What about the radiation dose?

We are all exposed to radiation from natural sources each year. The dose from many of our scans is small, around the average amount we are exposed to in a year. Most of it passes straight through you.

The benefit of having the investigation will far outweigh the risk of the radiation dose.  

Using radiation as a therapy

Nuclear medicine may also be used for therapy. Larger amounts of  radiopharmaceuticals are given to you and are designed to go to the diseased areas in the body. The radiopharmaceuticals used are different from those used for diagnosis as the radiation kills the diseased tissue without damaging healthy tissue.  
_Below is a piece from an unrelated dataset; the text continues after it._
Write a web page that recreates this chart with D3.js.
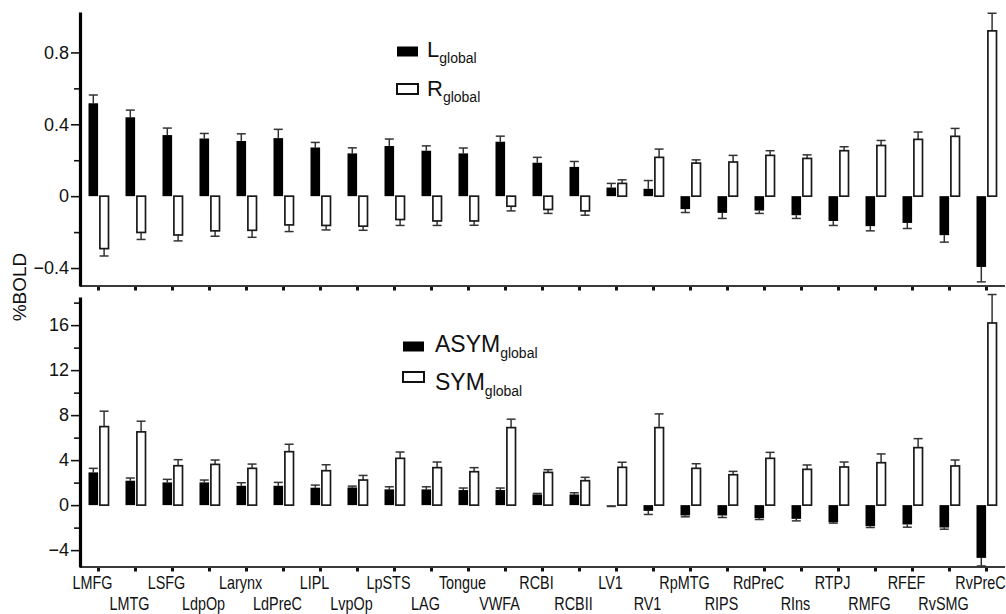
<!DOCTYPE html>
<html>
<head>
<meta charset="utf-8">
<script src="https://cdn.jsdelivr.net/npm/d3@7"></script>
<style>
  html, body { margin: 0; padding: 0; background: #fff; }
  svg { display: block; font-family: "Liberation Sans", Arial, sans-serif; }
</style>
</head>
<body>
<svg id="chart" width="1006" height="614"></svg>
<script>
// Regions of interest, in plotting order
const regions = ["LMFG","LMTG","LSFG","LdpOp","Larynx","LdPreC","LIPL","LvpOp","LpSTS","LAG",
  "Tongue","VWFA","RCBI","RCBII","LV1","RV1","RpMTG","RIPS","RdPreC","RIns","RTPJ","RMFG",
  "RFEF","RvSMG","RvPreC"];

// Upper panel: %BOLD for left / right hemisphere (global)
const lGlobal    = [0.517,0.439,0.340,0.321,0.307,0.323,0.271,0.238,0.279,0.253,0.238,0.303,0.186,
  0.163,0.048,0.041,-0.072,-0.093,-0.080,-0.106,-0.138,-0.167,-0.149,-0.217,-0.394];
const lGlobalErr = [0.046,0.040,0.039,0.028,0.040,0.049,0.028,0.031,0.039,0.027,0.030,0.031,0.030,
  0.030,0.023,0.046,0.019,0.031,0.016,0.018,0.025,0.026,0.031,0.039,0.083];
const rGlobal    = [-0.292,-0.202,-0.216,-0.193,-0.190,-0.160,-0.163,-0.167,-0.130,-0.138,-0.138,
  -0.056,-0.074,-0.082,0.071,0.216,0.184,0.190,0.227,0.210,0.253,0.282,0.316,0.333,0.920];
const rGlobalErr = [0.041,0.039,0.033,0.030,0.039,0.037,0.025,0.023,0.033,0.025,0.024,0.026,0.022,
  0.024,0.020,0.046,0.018,0.037,0.026,0.020,0.022,0.028,0.041,0.044,0.098];

// Lower panel: asymmetric / symmetric components (global)
const asymGlobal    = [2.91,2.17,2.02,2.02,1.72,1.72,1.55,1.57,1.40,1.40,1.34,1.34,0.95,0.95,
  -0.05,-0.51,-0.92,-0.92,-1.16,-1.22,-1.52,-1.87,-1.72,-1.99,-4.69];
const asymGlobalErr = [0.36,0.24,0.27,0.21,0.27,0.30,0.23,0.12,0.23,0.23,0.18,0.18,0.09,0.15,
  0.07,0.32,0.12,0.18,0.12,0.18,0.08,0.12,0.24,0.15,0.72];
const symGlobal     = [6.98,6.51,3.50,3.62,3.27,4.75,3.06,2.23,4.16,3.33,2.97,6.89,2.91,2.17,
  3.36,6.89,3.27,2.70,4.16,3.18,3.39,3.77,5.11,3.48,16.19];
const symGlobalErr  = [1.37,0.95,0.54,0.39,0.38,0.66,0.53,0.41,0.56,0.50,0.36,0.75,0.24,0.30,
  0.45,1.22,0.41,0.30,0.53,0.39,0.44,0.78,0.80,0.53,2.53];

// Axis ticks
const topMajorTicks = [-0.4, 0, 0.4, 0.8];
const topMinorTicks = [-0.2, 0.2, 0.6];
const botMajorTicks = [-4, 0, 4, 8, 12, 16];
const botMinorTicks = [-2, 2, 6, 10, 14, 18];

const svg = d3.select("#chart");
const x0 = 80, x1 = 1005;

const x = d3.scaleBand().domain(regions).range([x0, x1]).padding(0);
const cx = d => x(d) + x.bandwidth() / 2;

const yTop = d3.scaleLinear().domain([-0.5, 1.025]).range([286, 12]);
const yBot = d3.scaleLinear().domain([-5.5, 18.5]).range([567, 297]);

function panel(y, darkVals, darkErr, lightVals, lightErr, major, minor, fmt) {
  const g = svg.append("g");

  // horizontal base axis with small square ticks
  const base = y.range()[0];
  g.append("line").attr("x1", x0).attr("x2", x1).attr("y1", base).attr("y2", base)
    .attr("stroke", "#3a3a3a").attr("stroke-width", 2);
  g.selectAll("rect.xt").data(regions).join("rect").attr("class", "xt")
    .attr("x", d => cx(d) - 1.5).attr("y", base + 1).attr("width", 3).attr("height", 3.5)
    .attr("fill", "#111");

  const rows = regions.map((r, i) => ({
    r, dv: darkVals[i], de: darkErr[i], lv: lightVals[i], le: lightErr[i]
  }));

  // error bars (drawn away from zero)
  function errBars(cls, getX, getV, getE) {
    const eg = g.append("g").attr("class", cls).attr("stroke", "#333").attr("stroke-width", 1.5);
    rows.forEach(d => {
      const v = getV(d), e = getE(d);
      const end = v >= 0 ? v + e : v - e;
      const xc = getX(d);
      eg.append("line").attr("x1", xc).attr("x2", xc).attr("y1", y(v)).attr("y2", y(end));
      eg.append("line").attr("x1", xc - 4.5).attr("x2", xc + 4.5).attr("y1", y(end)).attr("y2", y(end));
    });
  }
  errBars("err-dark", d => cx(d.r) - 5.2, d => d.dv, d => d.de);
  errBars("err-light", d => cx(d.r) + 5.6, d => d.lv, d => d.le);

  // dark bars
  g.selectAll("rect.dark").data(rows).join("rect").attr("class", "dark")
    .attr("x", d => cx(d.r) - 10).attr("width", 9.6)
    .attr("y", d => Math.min(y(d.dv), y(0)))
    .attr("height", d => Math.abs(y(d.dv) - y(0)))
    .attr("fill", "#000");

  // light (outlined) bars
  g.selectAll("rect.light").data(rows).join("rect").attr("class", "light")
    .attr("x", d => cx(d.r) + 1.4).attr("width", 8.6)
    .attr("y", d => Math.min(y(d.lv), y(0)))
    .attr("height", d => Math.abs(y(d.lv) - y(0)))
    .attr("fill", "#fff").attr("stroke", "#1a1a1a").attr("stroke-width", 1.7);

  // vertical axis: minor then major ticks
  g.append("g").attr("transform", `translate(${x0},0)`)
    .call(d3.axisLeft(y).tickValues(minor).tickSize(6).tickSizeOuter(0).tickFormat(""))
    .call(a => a.select(".domain").remove())
    .call(a => a.selectAll(".tick line").attr("stroke", "#111").attr("stroke-width", 1.6));
  const ax = g.append("g").attr("transform", `translate(${x0},0)`)
    .call(d3.axisLeft(y).tickValues(major).tickSize(9).tickSizeOuter(0).tickPadding(2).tickFormat(fmt));
  ax.select(".domain").attr("stroke", "#000").attr("stroke-width", 3.2);
  ax.selectAll(".tick line").attr("stroke", "#111").attr("stroke-width", 1.6);
  ax.selectAll(".tick text").attr("font-size", 18).attr("fill", "#111")
    .attr("font-family", "'Liberation Sans', Arial, sans-serif");
  return g;
}

panel(yTop, lGlobal, lGlobalErr, rGlobal, rGlobalErr, topMajorTicks, topMinorTicks,
  d => d === 0 ? "0" : d3.format(".1f")(d).replace("-", "\u2212"));
panel(yBot, asymGlobal, asymGlobalErr, symGlobal, symGlobalErr, botMajorTicks, botMinorTicks,
  d => d3.format("d")(d).replace("-", "\u2212"));

// category labels under the lower panel, staggered over two rows (condensed face)
const labelShift = -6;
svg.append("g").selectAll("text").data(regions).join("text")
  .attr("transform", (d, i) => `translate(${cx(d) + labelShift},${i % 2 === 0 ? 589 : 610}) scale(0.8,1)`)
  .attr("text-anchor", "middle").attr("font-size", 18).attr("fill", "#111")
  .text(d => d);

// shared y-axis title
svg.append("text")
  .attr("transform", "translate(26,287) rotate(-90)")
  .attr("text-anchor", "middle").attr("font-size", 19).attr("fill", "#111")
  .text("%BOLD");

// legends
function legendItem(xr, yr, filled, main, sub, tx, ty, size) {
  svg.append("rect").attr("x", xr).attr("y", yr).attr("width", 21).attr("height", 10)
    .attr("fill", filled ? "#000" : "#fff").attr("stroke", filled ? "none" : "#111")
    .attr("stroke-width", 2);
  const t = svg.append("text").attr("x", tx).attr("y", ty).attr("font-size", size).attr("fill", "#111");
  t.append("tspan").text(main);
  t.append("tspan").attr("font-size", 14).attr("dy", 6).text(sub);
}
legendItem(397, 46.5, true, "L", "global", 427, 57, 22);
legendItem(397, 84, false, "R", "global", 427, 96, 22);
legendItem(403, 341.5, true, "ASYM", "global", 435, 352, 23);
legendItem(403, 372, false, "SYM", "global", 435, 390, 23);
</script>
</body>
</html>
One example of radiation therapy is the use of radioactive iodine for the treatment of thyrotoxicosis, which is given in a tasteless capsule. This treatment may require you to stop taking some medication. There will also be some restrictions on contact with friends and relatives following the therapy. This will all be discussed with you in detail prior to the therapy.

For some therapies a short stay in hospital is required. However, more than 95% of our therapies are done on an outpatient basis. 

What equipment is used?

The most common piece of equipment used in nuclear medicine is called a gamma camera.

A gamma camera has two special detectors that can ‘see’ the radioactive drug inside the body, and the type of pictures taken will vary depending on what the doctors are looking for. These detectors must be positioned quite close to you so that good quality pictures can be taken. Sometimes the detectors remain still or move around you.

The radiation coming from the body passes through the detectors collimator, which is a thick sheet of lead with holes in a honeycomb pattern. This is to filter out the unwanted radiation and create a clear picture.

The radiation that passes through the collimator strikes a crystal and is converted to light, and then into a digital signal.

The gamma camera can then use the digital signal to determine where the radiation came from in the body, and how much radiation is present. This allows it to create a picture of the organ of interest. Sometimes the pictures are 3 dimensional, helping us to see even more detail.

Not all nuclear medicine tests use a gamma camera. Sometimes blood samples are taken instead. These are measured using a sensitive sample counter that detects the small levels of radioactivity in the samples.